Without acknowledging whether the order exists, the administration official emphasized that such an order does not include collection of “the content of any communications or the name of any subscriber. It relates exclusively to metadata, such as a telephone number or the length of a call.”

“Information of the sort described in the Guardian article has been a critical tool in protecting the nation from terrorist threats to the United States, as it allows counterterrorism personnel to discover whether known or suspected terrorists have been in contact with other persons who may be engaged in terrorist activities, particularly people located inside the United States,” the unnamed official said in a written statement to media.

The official also insisted that the Foreign Intelligence Surveillance Act authorizes intelligence collection. Activities “are subject to strict controls and procedures under oversight of the Department of Justice, the Office of the Director of National Intelligence and the FISA Court, to ensure that they comply with the Constitution and laws of the United States and appropriately protect privacy and civil liberties.”

Verizon spokesman Edward McFadden declined to comment on the report.

The NSA told CNN it will respond “as soon as we can.”

The order also notes that the court agreed to allow the FBI to collect the data. The FBI did not respond to a CNN request for comment.

Democrat slams ‘government overreach’

“While I cannot corroborate the details of this particular report, this sort of widescale surveillance should concern all of us and is the kind of government overreach I’ve said Americans would find shocking,” said Sen. Mark Udall, D-Colorado, who serves on the Senate Intelligence Committee.

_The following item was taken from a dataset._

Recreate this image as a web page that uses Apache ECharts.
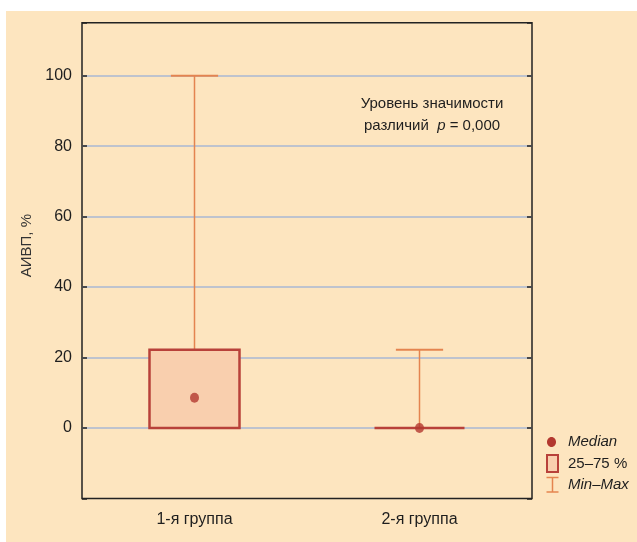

Udall and Sen. Ron Wyden, D-Oregon, wrote a letter to Attorney General Eric Holder last year slamming the government’s “secret interpretations of public laws.”

Focusing on a part of the Patriot Act that allows the government to gather records, they wrote, “As we see it, there is now a significant gap between what most Americans think the law allows and what the government secretly claims the law allows. This is a problem, because it is impossible to have an informed public debate about what the law should say when the public doesn’t know what its government thinks the law says.”

Gore, in a tweet following the Guardian report, wrote, “In the digital era, privacy must be a priority. Is it just me, or is secret blanket surveillance obscenely outrageous?”

The order does not say why the request was made, but it bans the government and Verizon from making the contents public.

It says the order will be declassified in April 2038.